For more information, see Score Documents.
Atlas Search Architecture
The Atlas Search mongot
process, built on Apache Lucene, interfaces with the mongod
database
process to create and manage your full-text and vector search indexes
and queries.
About the mongot
Process
The mongot
process performs the following tasks:
Creates Atlas Search indexes based on the rules in the index definition for the collection.
Monitors change streams for the current state of the documents and indexes for the collections for which you defined Atlas Search indexes.
Processes Atlas Search queries and returns the document IDs and other search metadata for the matching documents to
mongod
, which then does a full document lookup and returns the results to the client.

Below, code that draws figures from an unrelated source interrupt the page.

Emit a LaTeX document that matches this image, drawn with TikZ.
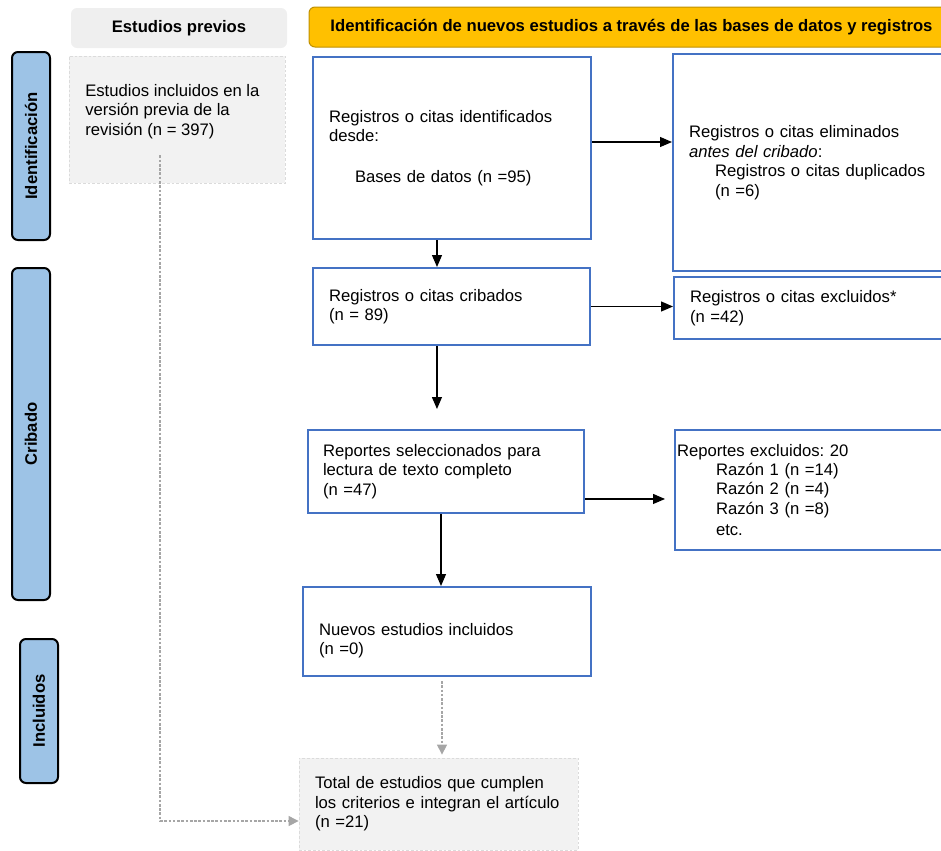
\documentclass[tikz,border=0pt]{standalone}
\usepackage{fontspec}
\setmainfont{Liberation Sans}
\usetikzlibrary{arrows.meta}
\definecolor{boxblue}{HTML}{4472C4}
\definecolor{barblue}{HTML}{9DC3E6}
\definecolor{hdryellow}{HTML}{FFC000}
\definecolor{hdredge}{HTML}{BF9000}
\definecolor{boxgray}{HTML}{F2F2F2}
\definecolor{hdrgray}{HTML}{EFEFEF}
\definecolor{linegray}{HTML}{A6A6A6}

\begin{document}
\begin{tikzpicture}[x=0.75pt, y=-0.75pt,
    every node/.style={font=\fontsize{12.5}{14.6}\selectfont\frenchspacing},
    flowbox/.style={draw=boxblue, line width=1.5pt, align=left, inner xsep=12pt, inner ysep=0pt},
    grayfbox/.style={fill=boxgray, draw=linegray!40, dash pattern=on 2pt off 1.5pt, line width=0.6pt, align=left, inner xsep=12pt, inner ysep=0pt},
    stagebar/.style={draw=black, line width=1.5pt, fill=barblue, rounded corners=4.5pt, minimum height=28.5pt, rotate=90, font=\fontsize{12.5}{14}\selectfont\bfseries},
    header/.style={rounded corners=4.5pt, minimum height=30pt, font=\fontsize{12.5}{14}\selectfont\bfseries},
    arrow/.style={-{Triangle[length=9pt,width=7.5pt]}, line width=0.9pt},
    grayarrow/.style={-{Triangle[length=7.5pt,width=7.5pt]}, draw=linegray, line width=0.8pt, dash pattern=on 2pt off 1.2pt}
  ]
    \useasboundingbox (0,0) rectangle (941,850);

    \node (hdrprev) [header, fill=hdrgray, minimum width=162pt] at (179,28) {Estudios previos};
    \node (hdrnew) [header, fill=hdryellow, draw=hdredge, line width=0.75pt, minimum width=483.75pt] at (631.5,27) {Identificación de nuevos estudios a través de las bases de datos y registros};

    \node (barid) [stagebar, minimum width=141pt] at (31,146) {Identificación};
    \node (barcrib) [stagebar, minimum width=249pt] at (31,434) {Cribado};
    \node (barinc) [stagebar, minimum width=108pt] at (39,711) {Incluidos};

    \node (prev) [grayfbox, minimum width=162pt, minimum height=95.25pt] at (177,119.5) {};
    \node (prevtext) [anchor=north west, align=left, inner sep=0pt] at (85,84) {Estudios incluidos en la\\ versión previa de la\\ revisión (n = 397)};

    \node (ident) [flowbox, text width=184.5pt, minimum height=136.5pt] at (452,148) {Registros o citas identificados\\ desde:\\[16pt] \hspace*{19.5pt}Bases de datos (n =95)};
    \node (elim) [flowbox, text width=191.25pt, minimum height=162.75pt] at (816.5,162.5) {Registros o citas eliminados\\ \textit{antes del cribado}:\\ \hspace*{19.5pt}Registros o citas duplicados\\ \hspace*{19.5pt}(n =6)};
    \node (screened) [flowbox, text width=183.75pt, minimum height=57.75pt] at (451.5,306.5) {Registros o citas cribados\\ (n = 89)};
    \node (excl) [flowbox, text width=190.5pt, minimum height=46.5pt] at (817,308) {Registros o citas excluidos*\\ (n =42)};
    \node (sought) [flowbox, inner xsep=11.25pt, text width=184.5pt, minimum height=62.25pt] at (446,471.5) {Reportes seleccionados para\\ lectura de texto completo\\ (n =47)};
    \node (rexcl) [flowbox, inner xsep=1.5pt, text width=210.75pt, minimum height=90pt] at (817.5,490) {Reportes excluidos: 20\\ \hspace*{29.25pt}Razón 1 (n =14)\\ \hspace*{29.25pt}Razón 2 (n =4)\\ \hspace*{29.25pt}Razón 3 (n =8)\\[1.5pt] \hspace*{29.25pt}etc.};
    \node (newinc) [flowbox, text width=192pt, minimum height=66.75pt] at (447,631.5) {\rule{0pt}{23pt}Nuevos estudios incluidos\\ (n =0)};
    \node (total) [grayfbox, text width=185.25pt, minimum height=69pt] at (438.5,804) {Total de estudios que cumplen\\ los criterios e integran el artículo\\ (n =21)};

    \coordinate (identout) at ([yshift=4.5pt]ident.east);
    \coordinate (identdown) at ([xshift=-11.25pt]ident.south);
    \coordinate (screeneddown) at ([xshift=-10.9pt]screened.south);
    \coordinate (soughtout) at ([yshift=-20.6pt]sought.east);
    \coordinate (soughtdown) at ([xshift=-3.75pt]sought.south);
    \coordinate (newdown) at ([xshift=-3.75pt]newinc.south);
    \coordinate (prevdown) at ([xshift=-12.75pt,yshift=21pt]prev.south);
    \coordinate (totalin) at ([yshift=-12.75pt]total.west);

    \draw[arrow] (identout) -- (identout -| elim.west);
    \draw[arrow] (identdown) -- (identdown |- screened.north);
    \draw[arrow] (screened.east) -- (screened.east -| excl.west);
    \draw[arrow, shorten >=15pt] (screeneddown) -- (screeneddown |- sought.north);
    \draw[arrow, shorten >=6.75pt] (soughtout) -- (soughtout -| rexcl.west);
    \draw[arrow] (soughtdown) -- (soughtdown |- newinc.north);
    \draw[grayarrow, shorten <=3pt, shorten >=2.25pt] (newdown) -- (newdown |- total.north);
    \draw[grayarrow] (prevdown) |- (totalin);
\end{tikzpicture}
\end{document}
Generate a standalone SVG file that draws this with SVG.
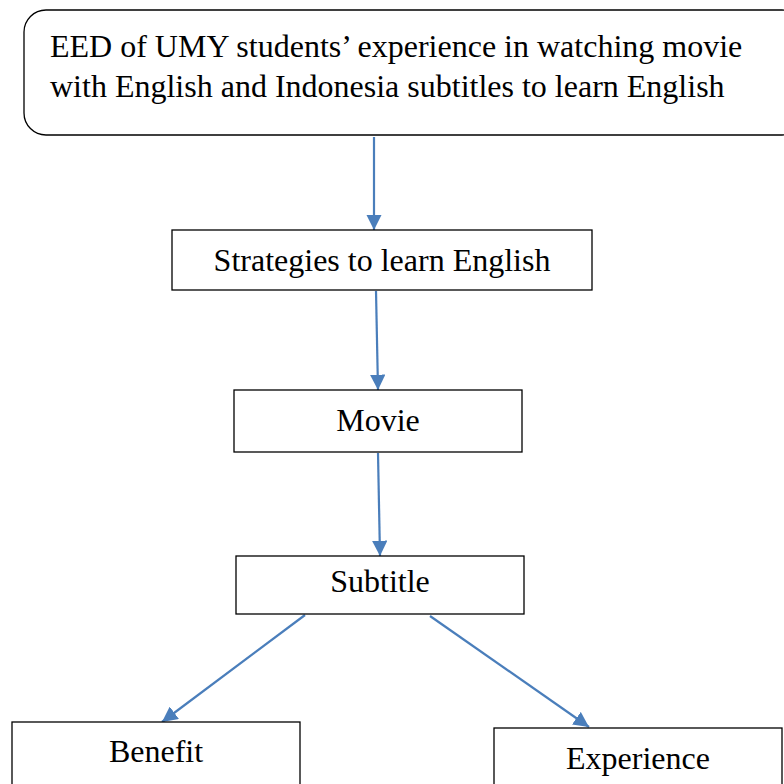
<svg xmlns="http://www.w3.org/2000/svg" width="784" height="784" viewBox="0 0 784 784">
<style>
.box{fill:#fff;stroke:#000;stroke-width:1.3}
.t{font-family:"Liberation Serif","Times New Roman",serif;font-size:32px;fill:#000}
.c{stroke:#4a7ebb;stroke-width:2.2;fill:none;marker-end:url(#ah)}
</style>
<defs>
<marker id="ah" viewBox="0 0 10 10" refX="10" refY="5" markerWidth="7" markerHeight="7" markerUnits="strokeWidth" orient="auto">
<path d="M0,0 L10,5 L0,10 z" fill="#4a7ebb"/>
</marker>
</defs>
<rect width="784" height="784" fill="#fff"/>
<g id="connectors">
<line class="c" x1="374" y1="137" x2="374" y2="230"/>
<line class="c" x1="376" y1="291" x2="378" y2="390"/>
<line class="c" x1="378" y1="453" x2="380" y2="556"/>
<line class="c" x1="305" y1="615" x2="162" y2="722"/>
<line class="c" x1="430" y1="616" x2="589" y2="727"/>
</g>
<g id="node-top">
<rect class="box" x="24" y="10" width="780" height="125" rx="22"/>
<text class="t" x="50" y="57">EED of UMY students’ experience in watching movie</text>
<text class="t" x="50" y="97">with English and Indonesia subtitles to learn English</text>
</g>
<g id="node-strategies">
<rect class="box" x="172" y="230" width="420" height="60"/>
<text class="t" x="382" y="271" text-anchor="middle">Strategies to learn English</text>
</g>
<g id="node-movie">
<rect class="box" x="234" y="390" width="288" height="62"/>
<text class="t" x="378" y="431" text-anchor="middle">Movie</text>
</g>
<g id="node-subtitle">
<rect class="box" x="236" y="556" width="288" height="58"/>
<text class="t" x="380" y="592" text-anchor="middle">Subtitle</text>
</g>
<g id="node-benefit">
<rect class="box" x="12" y="722" width="288" height="70"/>
<text class="t" x="156" y="762" text-anchor="middle">Benefit</text>
</g>
<g id="node-experience">
<rect class="box" x="494" y="728" width="288" height="70"/>
<text class="t" x="638" y="769" text-anchor="middle">Experience</text>
</g>
</svg>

You can choose a deployment model where the Atlas Search mongot
process
runs alongside the mongod
process on each node in the Atlas
cluster or where the mongot
process runs on separate search
nodes. For testing your search queries and prototyping your application,
you can choose the default deployment model where both the mongot
and mongod
processes run on the same node. However, for
production-ready applications, deploy mongot
on separate search
nodes to avoid any resource contention between the mongot
and
mongod
processes in your production environment.
For guidance on choosing a deployment type for pre-production and production environments, see Atlas Search Deployment Options and Atlas Vector Search Deployment Options.